------ Data segment ------

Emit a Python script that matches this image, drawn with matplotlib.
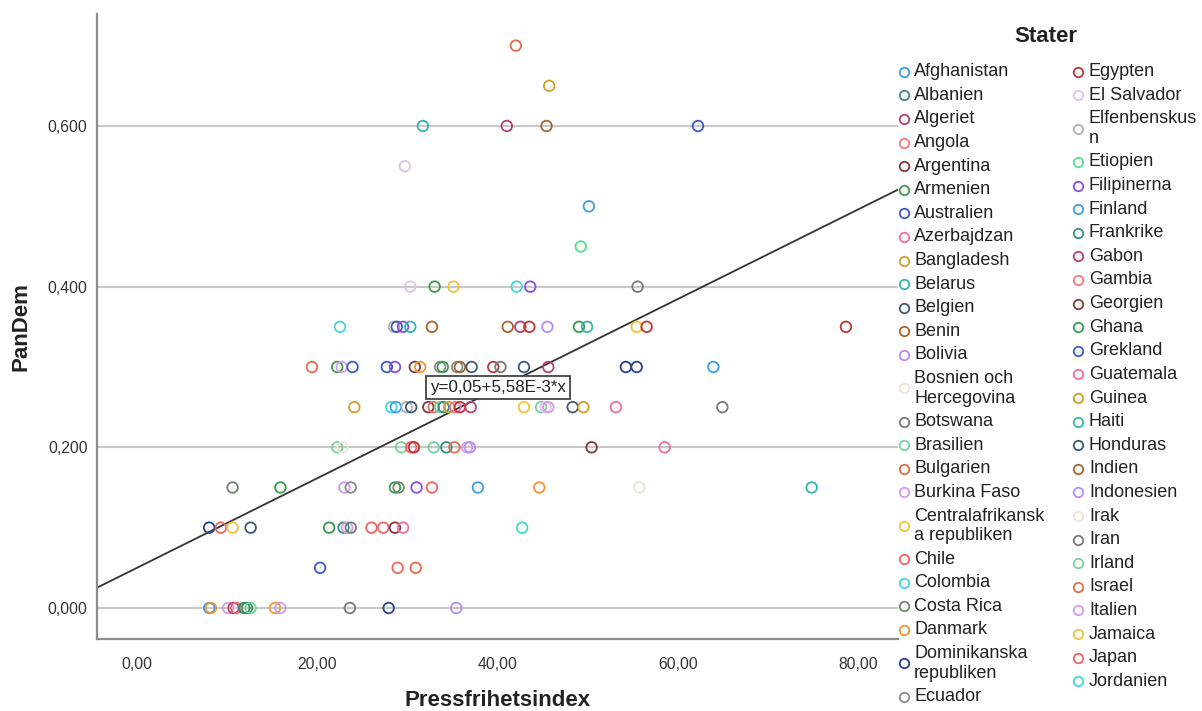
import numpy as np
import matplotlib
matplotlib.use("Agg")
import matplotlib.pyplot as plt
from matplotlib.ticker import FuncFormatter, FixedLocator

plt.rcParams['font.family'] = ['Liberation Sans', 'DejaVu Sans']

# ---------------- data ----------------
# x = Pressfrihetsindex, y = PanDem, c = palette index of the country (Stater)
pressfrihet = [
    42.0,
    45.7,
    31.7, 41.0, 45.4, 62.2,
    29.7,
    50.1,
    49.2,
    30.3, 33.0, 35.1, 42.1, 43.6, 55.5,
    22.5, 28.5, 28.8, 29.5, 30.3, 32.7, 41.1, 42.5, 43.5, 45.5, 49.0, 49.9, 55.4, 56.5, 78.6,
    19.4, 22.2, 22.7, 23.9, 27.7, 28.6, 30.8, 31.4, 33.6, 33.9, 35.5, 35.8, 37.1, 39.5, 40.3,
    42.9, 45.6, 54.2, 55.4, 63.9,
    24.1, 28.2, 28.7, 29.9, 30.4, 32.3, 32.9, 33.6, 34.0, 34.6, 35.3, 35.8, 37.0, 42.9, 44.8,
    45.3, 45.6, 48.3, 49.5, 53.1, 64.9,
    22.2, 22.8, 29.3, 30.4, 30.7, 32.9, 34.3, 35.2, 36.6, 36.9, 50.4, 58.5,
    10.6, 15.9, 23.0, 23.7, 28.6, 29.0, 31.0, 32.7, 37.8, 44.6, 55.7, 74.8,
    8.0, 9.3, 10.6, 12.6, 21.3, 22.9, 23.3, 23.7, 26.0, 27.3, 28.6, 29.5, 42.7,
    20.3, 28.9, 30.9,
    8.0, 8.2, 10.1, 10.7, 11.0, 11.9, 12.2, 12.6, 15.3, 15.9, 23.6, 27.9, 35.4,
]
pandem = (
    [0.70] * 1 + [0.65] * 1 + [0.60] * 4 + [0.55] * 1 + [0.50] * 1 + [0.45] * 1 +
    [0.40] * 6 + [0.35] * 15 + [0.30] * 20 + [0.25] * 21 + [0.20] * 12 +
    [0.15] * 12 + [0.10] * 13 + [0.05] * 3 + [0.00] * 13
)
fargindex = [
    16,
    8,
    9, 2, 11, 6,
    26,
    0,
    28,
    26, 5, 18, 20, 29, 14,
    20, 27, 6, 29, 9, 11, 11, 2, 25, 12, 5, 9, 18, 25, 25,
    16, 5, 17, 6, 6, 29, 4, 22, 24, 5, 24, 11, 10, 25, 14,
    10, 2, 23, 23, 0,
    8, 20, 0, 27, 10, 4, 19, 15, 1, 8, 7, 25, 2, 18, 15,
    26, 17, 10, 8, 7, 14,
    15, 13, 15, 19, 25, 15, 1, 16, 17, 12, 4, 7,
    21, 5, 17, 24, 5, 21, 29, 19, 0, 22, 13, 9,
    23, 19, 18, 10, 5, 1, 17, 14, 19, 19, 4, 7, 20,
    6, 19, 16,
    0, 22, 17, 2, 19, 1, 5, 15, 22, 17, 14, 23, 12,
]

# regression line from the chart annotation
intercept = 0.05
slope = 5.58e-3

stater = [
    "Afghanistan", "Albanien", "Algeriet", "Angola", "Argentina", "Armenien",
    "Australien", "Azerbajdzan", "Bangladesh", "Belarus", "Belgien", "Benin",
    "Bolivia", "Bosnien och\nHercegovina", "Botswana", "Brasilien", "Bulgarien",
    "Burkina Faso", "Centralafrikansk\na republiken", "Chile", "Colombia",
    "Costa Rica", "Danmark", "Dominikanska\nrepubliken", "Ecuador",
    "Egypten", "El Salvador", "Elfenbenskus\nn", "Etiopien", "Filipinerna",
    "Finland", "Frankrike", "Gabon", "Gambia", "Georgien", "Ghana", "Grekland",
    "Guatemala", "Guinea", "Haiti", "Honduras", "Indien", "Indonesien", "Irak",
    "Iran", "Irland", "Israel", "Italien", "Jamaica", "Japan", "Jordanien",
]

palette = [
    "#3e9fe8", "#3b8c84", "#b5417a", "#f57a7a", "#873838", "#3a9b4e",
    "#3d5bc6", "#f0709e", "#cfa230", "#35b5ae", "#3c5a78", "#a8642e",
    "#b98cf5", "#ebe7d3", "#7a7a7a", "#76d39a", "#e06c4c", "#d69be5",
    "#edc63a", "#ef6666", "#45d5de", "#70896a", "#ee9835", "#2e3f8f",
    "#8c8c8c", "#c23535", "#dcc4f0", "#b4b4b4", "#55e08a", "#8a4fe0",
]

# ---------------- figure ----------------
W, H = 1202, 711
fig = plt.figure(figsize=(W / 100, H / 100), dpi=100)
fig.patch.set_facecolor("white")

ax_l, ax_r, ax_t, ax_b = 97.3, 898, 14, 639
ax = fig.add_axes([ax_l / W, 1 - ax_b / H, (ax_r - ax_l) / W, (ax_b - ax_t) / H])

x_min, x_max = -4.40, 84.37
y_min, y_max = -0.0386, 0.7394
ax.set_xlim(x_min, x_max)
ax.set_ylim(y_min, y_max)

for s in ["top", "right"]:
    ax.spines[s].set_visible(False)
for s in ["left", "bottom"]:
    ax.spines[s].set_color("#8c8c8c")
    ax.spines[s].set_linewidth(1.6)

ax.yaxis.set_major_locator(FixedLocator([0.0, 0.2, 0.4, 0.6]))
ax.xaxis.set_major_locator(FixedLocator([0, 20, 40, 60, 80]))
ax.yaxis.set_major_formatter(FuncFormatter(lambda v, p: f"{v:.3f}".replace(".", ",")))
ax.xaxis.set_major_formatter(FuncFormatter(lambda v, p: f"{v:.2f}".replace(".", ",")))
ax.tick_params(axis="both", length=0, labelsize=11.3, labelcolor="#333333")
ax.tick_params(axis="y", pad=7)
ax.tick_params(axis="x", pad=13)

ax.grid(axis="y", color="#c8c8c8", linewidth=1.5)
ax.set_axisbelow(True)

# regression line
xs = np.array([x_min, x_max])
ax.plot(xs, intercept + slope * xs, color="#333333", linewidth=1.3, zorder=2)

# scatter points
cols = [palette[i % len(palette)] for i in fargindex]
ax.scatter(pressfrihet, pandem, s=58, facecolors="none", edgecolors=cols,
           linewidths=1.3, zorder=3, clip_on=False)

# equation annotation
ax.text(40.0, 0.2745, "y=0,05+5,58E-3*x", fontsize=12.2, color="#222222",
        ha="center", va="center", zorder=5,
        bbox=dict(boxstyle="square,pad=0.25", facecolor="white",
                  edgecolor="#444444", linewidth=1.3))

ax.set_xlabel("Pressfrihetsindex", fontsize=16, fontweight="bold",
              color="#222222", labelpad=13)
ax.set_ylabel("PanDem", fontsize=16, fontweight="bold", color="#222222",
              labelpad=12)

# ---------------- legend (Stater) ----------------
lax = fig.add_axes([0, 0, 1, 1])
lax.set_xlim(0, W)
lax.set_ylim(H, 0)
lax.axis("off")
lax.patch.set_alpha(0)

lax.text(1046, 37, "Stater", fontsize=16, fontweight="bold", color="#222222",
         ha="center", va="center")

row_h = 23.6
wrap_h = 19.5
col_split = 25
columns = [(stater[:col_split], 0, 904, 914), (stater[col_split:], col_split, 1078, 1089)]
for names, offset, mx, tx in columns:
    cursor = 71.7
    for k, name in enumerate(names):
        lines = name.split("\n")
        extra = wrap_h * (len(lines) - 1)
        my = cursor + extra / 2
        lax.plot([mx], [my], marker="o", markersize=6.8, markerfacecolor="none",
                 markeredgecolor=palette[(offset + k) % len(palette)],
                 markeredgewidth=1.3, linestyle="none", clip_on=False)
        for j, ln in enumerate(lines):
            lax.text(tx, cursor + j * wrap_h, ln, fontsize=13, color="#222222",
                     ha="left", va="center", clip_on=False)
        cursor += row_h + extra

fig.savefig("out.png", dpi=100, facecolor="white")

------

▸ Request
Write out, word for word, the lines from the start of the data through the one holding "plt.rcParams['font.family'] = ['Liberation". Omit pictures.

▸ Output for this exercise
Emit a Python script that matches this image, drawn with matplotlib.
import numpy as np
import matplotlib
matplotlib.use("Agg")
import matplotlib.pyplot as plt
from matplotlib.ticker import FuncFormatter, FixedLocator

plt.rcParams['font.family'] = ['Liberation Sans', 'DejaVu Sans']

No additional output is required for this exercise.